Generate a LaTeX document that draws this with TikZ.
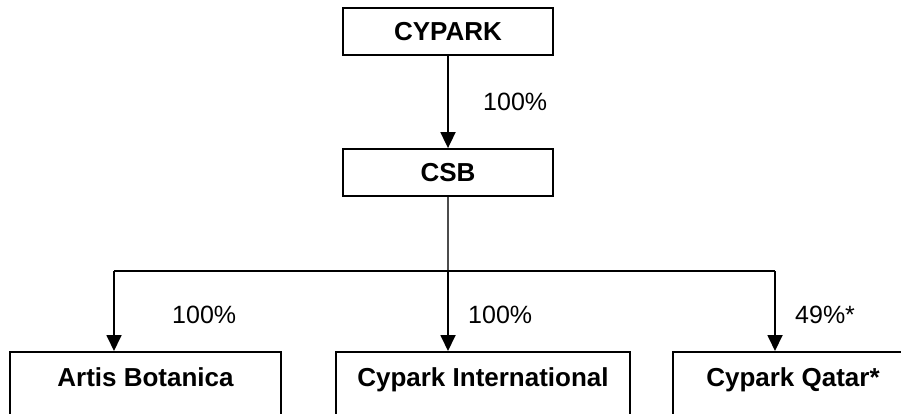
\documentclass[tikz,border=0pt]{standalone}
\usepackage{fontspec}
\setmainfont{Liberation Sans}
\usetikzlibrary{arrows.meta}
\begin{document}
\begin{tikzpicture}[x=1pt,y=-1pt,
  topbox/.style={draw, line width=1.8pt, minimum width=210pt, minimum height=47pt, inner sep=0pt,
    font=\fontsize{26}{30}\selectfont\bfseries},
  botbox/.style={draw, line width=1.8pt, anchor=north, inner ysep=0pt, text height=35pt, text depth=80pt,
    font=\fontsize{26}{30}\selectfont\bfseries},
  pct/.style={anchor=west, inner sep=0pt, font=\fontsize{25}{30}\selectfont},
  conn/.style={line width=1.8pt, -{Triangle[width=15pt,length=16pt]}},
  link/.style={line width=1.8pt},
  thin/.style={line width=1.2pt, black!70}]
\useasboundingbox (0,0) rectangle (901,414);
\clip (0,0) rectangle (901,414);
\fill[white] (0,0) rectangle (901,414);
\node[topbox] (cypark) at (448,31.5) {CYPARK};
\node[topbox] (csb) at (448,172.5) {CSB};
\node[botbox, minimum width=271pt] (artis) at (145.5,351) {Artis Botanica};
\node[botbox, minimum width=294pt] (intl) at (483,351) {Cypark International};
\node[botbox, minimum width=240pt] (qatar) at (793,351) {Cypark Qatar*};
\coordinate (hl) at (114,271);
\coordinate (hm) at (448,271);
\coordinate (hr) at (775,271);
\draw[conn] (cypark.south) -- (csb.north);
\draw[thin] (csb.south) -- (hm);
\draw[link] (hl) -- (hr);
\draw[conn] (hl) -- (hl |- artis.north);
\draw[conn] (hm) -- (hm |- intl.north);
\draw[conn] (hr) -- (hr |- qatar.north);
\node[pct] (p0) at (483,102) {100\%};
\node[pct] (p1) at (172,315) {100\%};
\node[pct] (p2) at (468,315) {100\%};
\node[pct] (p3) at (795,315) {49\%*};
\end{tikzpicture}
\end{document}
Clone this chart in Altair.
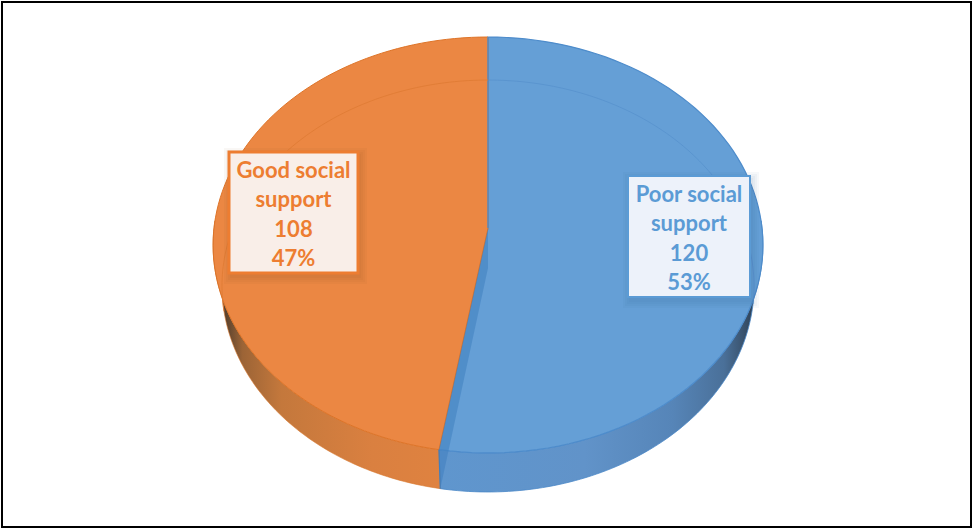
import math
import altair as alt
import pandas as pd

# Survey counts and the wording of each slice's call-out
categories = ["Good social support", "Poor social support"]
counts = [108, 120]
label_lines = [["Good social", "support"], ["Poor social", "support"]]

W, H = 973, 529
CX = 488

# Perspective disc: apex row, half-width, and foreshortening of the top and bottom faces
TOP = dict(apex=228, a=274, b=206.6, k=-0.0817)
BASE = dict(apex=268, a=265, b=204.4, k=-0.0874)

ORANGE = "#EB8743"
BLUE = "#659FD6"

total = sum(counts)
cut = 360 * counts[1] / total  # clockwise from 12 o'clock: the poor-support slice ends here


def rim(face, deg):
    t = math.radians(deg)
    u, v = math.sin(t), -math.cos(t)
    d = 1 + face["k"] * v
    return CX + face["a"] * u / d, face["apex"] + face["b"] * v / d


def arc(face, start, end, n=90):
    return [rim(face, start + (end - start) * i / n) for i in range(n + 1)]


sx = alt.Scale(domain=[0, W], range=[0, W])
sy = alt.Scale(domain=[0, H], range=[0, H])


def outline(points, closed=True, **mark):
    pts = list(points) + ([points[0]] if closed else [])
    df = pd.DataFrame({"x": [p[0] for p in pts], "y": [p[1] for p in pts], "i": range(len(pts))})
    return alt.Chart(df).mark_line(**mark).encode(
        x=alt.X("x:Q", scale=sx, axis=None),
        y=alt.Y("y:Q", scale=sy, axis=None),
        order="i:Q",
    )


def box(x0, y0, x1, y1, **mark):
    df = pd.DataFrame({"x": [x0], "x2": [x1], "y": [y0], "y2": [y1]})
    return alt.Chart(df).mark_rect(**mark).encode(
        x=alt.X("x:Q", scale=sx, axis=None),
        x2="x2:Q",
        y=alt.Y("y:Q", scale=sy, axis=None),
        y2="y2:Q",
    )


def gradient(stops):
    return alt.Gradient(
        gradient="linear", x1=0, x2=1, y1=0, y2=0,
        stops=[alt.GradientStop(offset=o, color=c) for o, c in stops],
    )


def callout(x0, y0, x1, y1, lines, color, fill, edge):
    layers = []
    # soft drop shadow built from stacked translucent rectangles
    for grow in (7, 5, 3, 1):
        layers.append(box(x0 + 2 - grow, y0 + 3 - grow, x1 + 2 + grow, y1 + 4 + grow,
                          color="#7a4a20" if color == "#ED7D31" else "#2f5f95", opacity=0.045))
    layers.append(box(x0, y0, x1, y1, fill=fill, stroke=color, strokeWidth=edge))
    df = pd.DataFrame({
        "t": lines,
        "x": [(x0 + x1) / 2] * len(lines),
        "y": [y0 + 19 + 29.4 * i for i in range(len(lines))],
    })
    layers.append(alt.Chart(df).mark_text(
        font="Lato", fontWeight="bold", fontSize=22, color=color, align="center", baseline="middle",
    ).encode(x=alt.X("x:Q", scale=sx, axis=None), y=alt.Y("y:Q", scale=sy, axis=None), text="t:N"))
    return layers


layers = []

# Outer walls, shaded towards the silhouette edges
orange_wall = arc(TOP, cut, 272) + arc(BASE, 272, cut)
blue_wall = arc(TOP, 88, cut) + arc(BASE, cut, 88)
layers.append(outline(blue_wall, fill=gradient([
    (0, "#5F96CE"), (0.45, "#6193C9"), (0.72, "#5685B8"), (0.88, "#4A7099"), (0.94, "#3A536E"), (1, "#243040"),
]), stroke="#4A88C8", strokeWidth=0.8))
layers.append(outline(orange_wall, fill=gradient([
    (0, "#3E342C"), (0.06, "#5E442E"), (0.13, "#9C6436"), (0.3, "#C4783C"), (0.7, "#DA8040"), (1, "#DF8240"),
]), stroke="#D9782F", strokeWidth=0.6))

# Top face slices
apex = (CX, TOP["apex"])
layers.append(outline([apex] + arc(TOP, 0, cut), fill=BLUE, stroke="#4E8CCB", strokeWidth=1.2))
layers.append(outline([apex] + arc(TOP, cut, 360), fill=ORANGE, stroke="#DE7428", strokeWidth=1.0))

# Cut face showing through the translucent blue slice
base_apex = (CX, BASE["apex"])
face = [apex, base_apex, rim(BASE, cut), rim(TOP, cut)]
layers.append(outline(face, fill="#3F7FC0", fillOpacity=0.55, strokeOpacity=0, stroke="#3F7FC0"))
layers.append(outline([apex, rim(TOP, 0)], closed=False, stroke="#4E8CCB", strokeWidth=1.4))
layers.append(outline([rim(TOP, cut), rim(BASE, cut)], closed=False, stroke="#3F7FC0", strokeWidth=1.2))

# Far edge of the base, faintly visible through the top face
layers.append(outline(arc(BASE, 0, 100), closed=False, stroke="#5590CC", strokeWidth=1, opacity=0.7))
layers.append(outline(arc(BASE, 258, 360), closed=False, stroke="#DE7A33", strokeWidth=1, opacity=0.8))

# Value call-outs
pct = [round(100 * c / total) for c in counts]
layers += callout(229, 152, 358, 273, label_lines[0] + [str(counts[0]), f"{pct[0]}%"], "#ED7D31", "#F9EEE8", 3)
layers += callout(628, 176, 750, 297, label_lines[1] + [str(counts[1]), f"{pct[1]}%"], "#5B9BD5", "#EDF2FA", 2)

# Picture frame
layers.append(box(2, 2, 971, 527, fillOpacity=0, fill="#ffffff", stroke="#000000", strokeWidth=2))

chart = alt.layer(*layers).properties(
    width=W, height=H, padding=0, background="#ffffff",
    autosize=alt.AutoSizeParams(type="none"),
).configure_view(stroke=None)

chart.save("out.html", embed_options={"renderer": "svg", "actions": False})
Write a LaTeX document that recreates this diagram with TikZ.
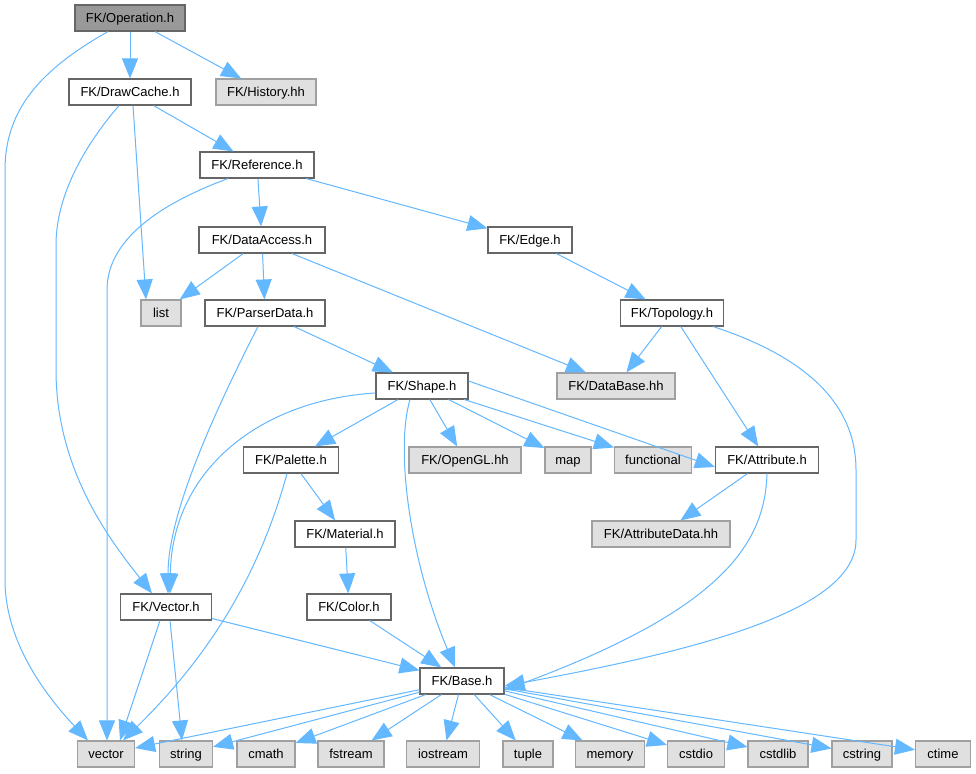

» **EXERCISE**
Each line from the top of the material through the line containing "BASE = dict(apex=268, a=265, b=204.4, k=-0.0874)" should be reproduced exactly; please drop any images.

» **PROBLEM SOLUTION**
Generate a LaTeX document that draws this with TikZ.
\documentclass[tikz,border=0pt]{standalone}
\usepackage{fontspec}
\setmainfont{Liberation Sans}
\usetikzlibrary{arrows.meta}
\begin{document}
\begin{tikzpicture}[x=1pt,y=-1pt,
  topbox/.style={draw, line width=1.8pt, minimum width=210pt, minimum height=47pt, inner sep=0pt,
    font=\fontsize{26}{30}\selectfont\bfseries},
  botbox/.style={draw, line width=1.8pt, anchor=north, inner ysep=0pt, text height=35pt, text depth=80pt,
    font=\fontsize{26}{30}\selectfont\bfseries},
  pct/.style={anchor=west, inner sep=0pt, font=\fontsize{25}{30}\selectfont},
  conn/.style={line width=1.8pt, -{Triangle[width=15pt,length=16pt]}},
  link/.style={line width=1.8pt},
  thin/.style={line width=1.2pt, black!70}]
\useasboundingbox (0,0) rectangle (901,414);
\clip (0,0) rectangle (901,414);
\fill[white] (0,0) rectangle (901,414);
\node[topbox] (cypark) at (448,31.5) {CYPARK};
\node[topbox] (csb) at (448,172.5) {CSB};
\node[botbox, minimum width=271pt] (artis) at (145.5,351) {Artis Botanica};
\node[botbox, minimum width=294pt] (intl) at (483,351) {Cypark International};
\node[botbox, minimum width=240pt] (qatar) at (793,351) {Cypark Qatar*};
\coordinate (hl) at (114,271);
\coordinate (hm) at (448,271);
\coordinate (hr) at (775,271);
\draw[conn] (cypark.south) -- (csb.north);
\draw[thin] (csb.south) -- (hm);
\draw[link] (hl) -- (hr);
\draw[conn] (hl) -- (hl |- artis.north);
\draw[conn] (hm) -- (hm |- intl.north);
\draw[conn] (hr) -- (hr |- qatar.north);
\node[pct] (p0) at (483,102) {100\%};
\node[pct] (p1) at (172,315) {100\%};
\node[pct] (p2) at (468,315) {100\%};
\node[pct] (p3) at (795,315) {49\%*};
\end{tikzpicture}
\end{document}
Clone this chart in Altair.
import math
import altair as alt
import pandas as pd

# Survey counts and the wording of each slice's call-out
categories = ["Good social support", "Poor social support"]
counts = [108, 120]
label_lines = [["Good social", "support"], ["Poor social", "support"]]

W, H = 973, 529
CX = 488

# Perspective disc: apex row, half-width, and foreshortening of the top and bottom faces
TOP = dict(apex=228, a=274, b=206.6, k=-0.0817)
BASE = dict(apex=268, a=265, b=204.4, k=-0.0874)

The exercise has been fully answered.